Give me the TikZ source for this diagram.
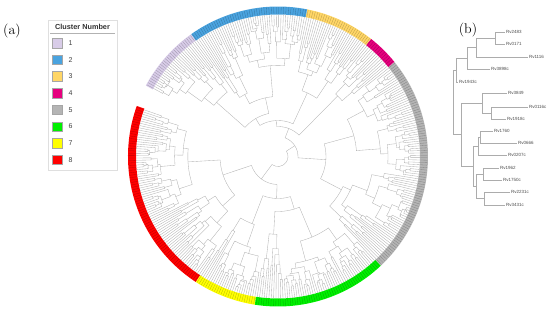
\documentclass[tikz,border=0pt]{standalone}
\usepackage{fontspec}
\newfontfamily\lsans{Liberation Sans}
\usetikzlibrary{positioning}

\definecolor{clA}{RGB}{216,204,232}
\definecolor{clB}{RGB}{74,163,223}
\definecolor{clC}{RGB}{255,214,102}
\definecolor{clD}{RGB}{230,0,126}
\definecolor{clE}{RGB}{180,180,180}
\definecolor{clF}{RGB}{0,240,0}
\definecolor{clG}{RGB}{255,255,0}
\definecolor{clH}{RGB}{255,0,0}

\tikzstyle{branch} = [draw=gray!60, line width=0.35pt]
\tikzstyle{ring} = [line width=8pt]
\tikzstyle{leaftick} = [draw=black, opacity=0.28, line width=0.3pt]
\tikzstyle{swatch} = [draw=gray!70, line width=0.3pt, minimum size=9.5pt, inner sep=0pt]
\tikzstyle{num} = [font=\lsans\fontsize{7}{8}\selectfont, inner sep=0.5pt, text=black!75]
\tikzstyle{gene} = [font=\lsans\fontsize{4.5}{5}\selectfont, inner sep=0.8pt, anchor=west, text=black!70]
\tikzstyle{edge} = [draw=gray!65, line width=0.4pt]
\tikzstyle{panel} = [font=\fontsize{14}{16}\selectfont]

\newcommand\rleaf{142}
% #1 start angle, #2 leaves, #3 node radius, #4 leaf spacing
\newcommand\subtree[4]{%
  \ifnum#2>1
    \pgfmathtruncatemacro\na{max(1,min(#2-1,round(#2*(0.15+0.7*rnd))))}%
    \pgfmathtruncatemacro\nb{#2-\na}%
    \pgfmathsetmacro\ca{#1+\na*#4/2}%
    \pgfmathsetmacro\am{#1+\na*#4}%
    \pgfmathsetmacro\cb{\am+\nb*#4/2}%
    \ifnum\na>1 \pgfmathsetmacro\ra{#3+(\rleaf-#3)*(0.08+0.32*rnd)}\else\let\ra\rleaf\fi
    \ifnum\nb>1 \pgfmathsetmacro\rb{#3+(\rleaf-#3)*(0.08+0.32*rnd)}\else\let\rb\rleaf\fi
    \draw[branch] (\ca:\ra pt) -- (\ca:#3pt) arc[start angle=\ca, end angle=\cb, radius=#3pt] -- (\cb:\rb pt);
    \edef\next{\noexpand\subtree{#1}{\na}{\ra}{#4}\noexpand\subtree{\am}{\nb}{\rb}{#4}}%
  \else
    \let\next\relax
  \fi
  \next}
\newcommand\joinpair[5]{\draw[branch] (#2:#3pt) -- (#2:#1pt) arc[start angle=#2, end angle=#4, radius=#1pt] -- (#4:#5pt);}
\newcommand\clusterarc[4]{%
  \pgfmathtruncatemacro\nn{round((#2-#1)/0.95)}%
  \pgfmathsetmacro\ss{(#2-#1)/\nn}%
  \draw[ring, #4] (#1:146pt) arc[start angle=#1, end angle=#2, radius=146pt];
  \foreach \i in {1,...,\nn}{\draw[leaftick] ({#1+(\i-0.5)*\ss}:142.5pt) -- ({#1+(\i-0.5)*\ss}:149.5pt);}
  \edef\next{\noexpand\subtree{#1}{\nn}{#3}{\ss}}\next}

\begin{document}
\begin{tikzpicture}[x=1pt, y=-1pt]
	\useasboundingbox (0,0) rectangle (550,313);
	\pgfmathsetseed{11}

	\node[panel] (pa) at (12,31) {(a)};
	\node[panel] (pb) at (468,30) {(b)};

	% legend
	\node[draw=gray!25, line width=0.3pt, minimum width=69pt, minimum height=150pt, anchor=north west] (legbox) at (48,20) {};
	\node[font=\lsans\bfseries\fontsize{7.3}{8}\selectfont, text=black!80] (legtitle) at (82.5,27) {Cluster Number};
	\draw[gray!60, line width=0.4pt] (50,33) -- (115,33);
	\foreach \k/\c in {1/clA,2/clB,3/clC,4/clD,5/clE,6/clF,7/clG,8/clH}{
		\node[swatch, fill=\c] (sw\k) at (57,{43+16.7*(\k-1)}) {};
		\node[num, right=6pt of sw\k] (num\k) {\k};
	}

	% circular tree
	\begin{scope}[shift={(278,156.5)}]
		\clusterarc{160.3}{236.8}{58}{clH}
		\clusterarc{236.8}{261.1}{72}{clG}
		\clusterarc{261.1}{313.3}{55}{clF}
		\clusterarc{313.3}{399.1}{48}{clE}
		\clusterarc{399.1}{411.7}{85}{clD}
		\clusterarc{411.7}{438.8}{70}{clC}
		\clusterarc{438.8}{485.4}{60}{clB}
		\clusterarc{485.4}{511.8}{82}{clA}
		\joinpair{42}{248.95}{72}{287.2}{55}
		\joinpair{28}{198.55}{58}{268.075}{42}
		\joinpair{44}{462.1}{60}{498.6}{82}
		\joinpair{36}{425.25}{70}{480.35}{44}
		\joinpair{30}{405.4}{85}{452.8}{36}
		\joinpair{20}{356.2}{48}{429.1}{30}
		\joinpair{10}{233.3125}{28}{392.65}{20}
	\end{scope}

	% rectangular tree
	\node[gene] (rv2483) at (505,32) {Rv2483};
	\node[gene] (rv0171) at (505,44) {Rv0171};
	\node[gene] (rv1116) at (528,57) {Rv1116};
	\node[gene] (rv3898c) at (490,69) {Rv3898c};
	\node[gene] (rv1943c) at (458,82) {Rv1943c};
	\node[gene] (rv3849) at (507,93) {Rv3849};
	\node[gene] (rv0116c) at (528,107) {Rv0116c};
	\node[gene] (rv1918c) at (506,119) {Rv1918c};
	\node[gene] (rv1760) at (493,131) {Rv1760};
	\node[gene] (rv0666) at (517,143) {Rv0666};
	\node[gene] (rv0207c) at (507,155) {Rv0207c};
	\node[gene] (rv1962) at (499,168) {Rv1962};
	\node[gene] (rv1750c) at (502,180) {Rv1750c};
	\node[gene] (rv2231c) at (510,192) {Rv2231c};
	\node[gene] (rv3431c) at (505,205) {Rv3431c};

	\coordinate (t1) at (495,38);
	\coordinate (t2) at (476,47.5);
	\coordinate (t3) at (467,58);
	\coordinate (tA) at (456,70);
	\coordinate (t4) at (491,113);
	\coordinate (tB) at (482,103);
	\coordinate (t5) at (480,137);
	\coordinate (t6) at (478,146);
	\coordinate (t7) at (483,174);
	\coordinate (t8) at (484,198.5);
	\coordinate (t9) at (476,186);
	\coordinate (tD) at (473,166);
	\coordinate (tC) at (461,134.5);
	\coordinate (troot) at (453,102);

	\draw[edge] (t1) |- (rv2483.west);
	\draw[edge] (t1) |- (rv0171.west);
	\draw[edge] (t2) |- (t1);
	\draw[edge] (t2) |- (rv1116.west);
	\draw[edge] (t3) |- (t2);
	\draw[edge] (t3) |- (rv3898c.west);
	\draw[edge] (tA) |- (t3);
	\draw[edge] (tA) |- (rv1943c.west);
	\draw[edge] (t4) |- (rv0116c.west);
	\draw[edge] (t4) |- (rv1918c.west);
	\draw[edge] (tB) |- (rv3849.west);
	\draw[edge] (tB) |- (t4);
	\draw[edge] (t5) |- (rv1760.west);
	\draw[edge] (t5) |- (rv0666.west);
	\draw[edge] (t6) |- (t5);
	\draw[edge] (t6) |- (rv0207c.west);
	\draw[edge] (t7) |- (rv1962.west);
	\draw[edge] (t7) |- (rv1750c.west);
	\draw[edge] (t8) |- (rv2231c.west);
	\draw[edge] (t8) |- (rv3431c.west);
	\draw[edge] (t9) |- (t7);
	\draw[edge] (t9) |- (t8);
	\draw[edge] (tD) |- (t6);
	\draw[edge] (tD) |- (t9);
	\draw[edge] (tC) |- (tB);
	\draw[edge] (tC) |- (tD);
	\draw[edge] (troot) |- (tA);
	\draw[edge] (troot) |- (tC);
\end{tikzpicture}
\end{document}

--

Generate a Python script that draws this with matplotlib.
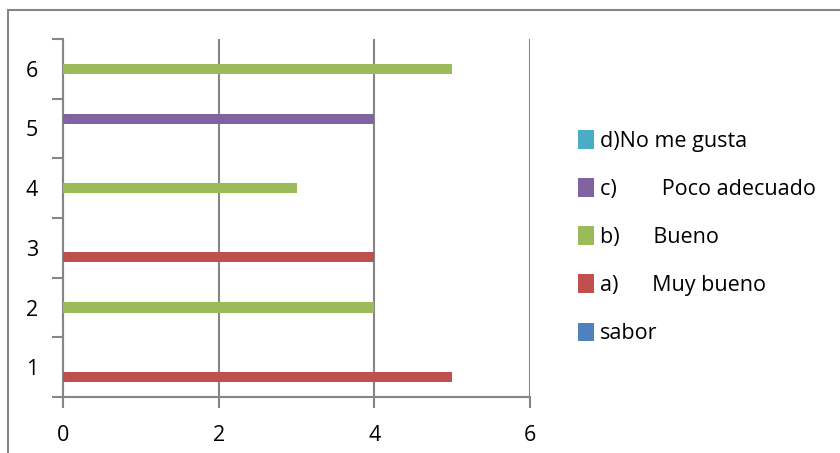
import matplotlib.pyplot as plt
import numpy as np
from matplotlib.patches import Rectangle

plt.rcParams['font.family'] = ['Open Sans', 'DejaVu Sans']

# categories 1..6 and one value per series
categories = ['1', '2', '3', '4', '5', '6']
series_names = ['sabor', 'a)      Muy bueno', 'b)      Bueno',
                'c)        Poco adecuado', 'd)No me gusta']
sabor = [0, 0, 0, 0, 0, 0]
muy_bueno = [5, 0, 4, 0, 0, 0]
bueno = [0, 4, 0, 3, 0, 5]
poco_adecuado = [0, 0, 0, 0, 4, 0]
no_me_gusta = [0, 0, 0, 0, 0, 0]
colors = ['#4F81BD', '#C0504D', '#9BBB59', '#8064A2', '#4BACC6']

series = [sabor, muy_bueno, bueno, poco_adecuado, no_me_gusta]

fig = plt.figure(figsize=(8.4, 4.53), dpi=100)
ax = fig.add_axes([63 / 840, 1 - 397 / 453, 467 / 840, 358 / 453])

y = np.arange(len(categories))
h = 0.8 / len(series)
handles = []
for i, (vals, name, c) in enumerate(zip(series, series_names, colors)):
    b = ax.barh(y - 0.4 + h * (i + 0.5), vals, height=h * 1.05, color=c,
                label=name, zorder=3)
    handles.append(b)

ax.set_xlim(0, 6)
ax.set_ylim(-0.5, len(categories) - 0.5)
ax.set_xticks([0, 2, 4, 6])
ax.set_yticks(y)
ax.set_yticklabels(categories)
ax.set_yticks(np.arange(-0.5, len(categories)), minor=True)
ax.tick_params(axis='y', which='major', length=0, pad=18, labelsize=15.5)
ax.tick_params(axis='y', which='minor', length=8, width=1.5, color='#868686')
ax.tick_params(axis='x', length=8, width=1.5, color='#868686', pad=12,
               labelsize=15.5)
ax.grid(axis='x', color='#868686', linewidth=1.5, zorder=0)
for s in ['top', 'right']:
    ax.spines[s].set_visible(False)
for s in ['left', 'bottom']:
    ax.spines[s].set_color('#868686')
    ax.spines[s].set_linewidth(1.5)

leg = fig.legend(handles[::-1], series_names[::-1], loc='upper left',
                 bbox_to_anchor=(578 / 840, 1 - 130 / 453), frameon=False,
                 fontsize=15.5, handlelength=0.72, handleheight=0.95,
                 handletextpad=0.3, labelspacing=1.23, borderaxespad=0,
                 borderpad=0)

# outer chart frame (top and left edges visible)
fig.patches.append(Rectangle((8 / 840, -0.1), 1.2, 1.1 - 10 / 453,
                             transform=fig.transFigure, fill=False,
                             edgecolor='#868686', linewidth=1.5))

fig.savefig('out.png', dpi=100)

* * *

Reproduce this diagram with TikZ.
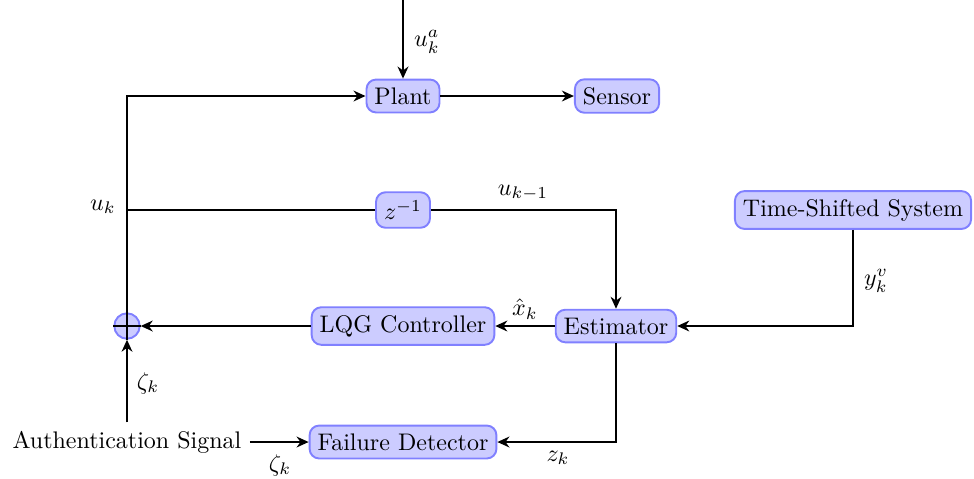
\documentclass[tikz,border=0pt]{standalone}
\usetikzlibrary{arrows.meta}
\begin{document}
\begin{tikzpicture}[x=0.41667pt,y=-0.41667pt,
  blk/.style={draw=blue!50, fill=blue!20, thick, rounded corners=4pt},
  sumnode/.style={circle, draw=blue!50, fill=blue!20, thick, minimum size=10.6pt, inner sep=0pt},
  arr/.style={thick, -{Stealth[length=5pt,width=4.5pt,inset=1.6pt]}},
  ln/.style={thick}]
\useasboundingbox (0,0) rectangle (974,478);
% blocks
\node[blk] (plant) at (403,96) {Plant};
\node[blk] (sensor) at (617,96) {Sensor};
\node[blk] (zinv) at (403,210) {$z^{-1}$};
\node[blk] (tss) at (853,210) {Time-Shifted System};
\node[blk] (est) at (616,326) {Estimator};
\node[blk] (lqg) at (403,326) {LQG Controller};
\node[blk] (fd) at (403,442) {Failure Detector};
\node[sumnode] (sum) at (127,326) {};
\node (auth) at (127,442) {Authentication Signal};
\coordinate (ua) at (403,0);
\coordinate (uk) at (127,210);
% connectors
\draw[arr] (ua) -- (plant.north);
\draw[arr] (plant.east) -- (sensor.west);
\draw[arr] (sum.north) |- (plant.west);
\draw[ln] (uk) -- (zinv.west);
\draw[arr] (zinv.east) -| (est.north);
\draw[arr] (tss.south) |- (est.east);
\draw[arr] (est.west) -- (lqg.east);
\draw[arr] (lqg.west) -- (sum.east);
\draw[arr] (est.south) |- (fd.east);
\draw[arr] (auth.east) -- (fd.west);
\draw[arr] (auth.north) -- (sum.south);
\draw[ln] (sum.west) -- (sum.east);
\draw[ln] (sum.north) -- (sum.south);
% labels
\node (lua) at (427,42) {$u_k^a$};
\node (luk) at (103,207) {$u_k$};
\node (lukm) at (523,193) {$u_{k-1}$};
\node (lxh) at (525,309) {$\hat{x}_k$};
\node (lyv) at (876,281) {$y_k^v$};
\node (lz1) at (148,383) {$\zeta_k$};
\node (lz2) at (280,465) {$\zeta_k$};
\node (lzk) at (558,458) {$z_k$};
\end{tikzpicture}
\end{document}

• What the exercise asks
Make an exact copy of the lines from the one holding "Generate a Python" through the one holding "ax.spines[s].set_linewidth(1.5)", end lines included, without the pictures.

• Task answer
Generate a Python script that draws this with matplotlib.
import matplotlib.pyplot as plt
import numpy as np
from matplotlib.patches import Rectangle

plt.rcParams['font.family'] = ['Open Sans', 'DejaVu Sans']

# categories 1..6 and one value per series
categories = ['1', '2', '3', '4', '5', '6']
series_names = ['sabor', 'a)      Muy bueno', 'b)      Bueno',
                'c)        Poco adecuado', 'd)No me gusta']
sabor = [0, 0, 0, 0, 0, 0]
muy_bueno = [5, 0, 4, 0, 0, 0]
bueno = [0, 4, 0, 3, 0, 5]
poco_adecuado = [0, 0, 0, 0, 4, 0]
no_me_gusta = [0, 0, 0, 0, 0, 0]
colors = ['#4F81BD', '#C0504D', '#9BBB59', '#8064A2', '#4BACC6']

series = [sabor, muy_bueno, bueno, poco_adecuado, no_me_gusta]

fig = plt.figure(figsize=(8.4, 4.53), dpi=100)
ax = fig.add_axes([63 / 840, 1 - 397 / 453, 467 / 840, 358 / 453])

y = np.arange(len(categories))
h = 0.8 / len(series)
handles = []
for i, (vals, name, c) in enumerate(zip(series, series_names, colors)):
    b = ax.barh(y - 0.4 + h * (i + 0.5), vals, height=h * 1.05, color=c,
                label=name, zorder=3)
    handles.append(b)

ax.set_xlim(0, 6)
ax.set_ylim(-0.5, len(categories) - 0.5)
ax.set_xticks([0, 2, 4, 6])
ax.set_yticks(y)
ax.set_yticklabels(categories)
ax.set_yticks(np.arange(-0.5, len(categories)), minor=True)
ax.tick_params(axis='y', which='major', length=0, pad=18, labelsize=15.5)
ax.tick_params(axis='y', which='minor', length=8, width=1.5, color='#868686')
ax.tick_params(axis='x', length=8, width=1.5, color='#868686', pad=12,
               labelsize=15.5)
ax.grid(axis='x', color='#868686', linewidth=1.5, zorder=0)
for s in ['top', 'right']:
    ax.spines[s].set_visible(False)
for s in ['left', 'bottom']:
    ax.spines[s].set_color('#868686')
    ax.spines[s].set_linewidth(1.5)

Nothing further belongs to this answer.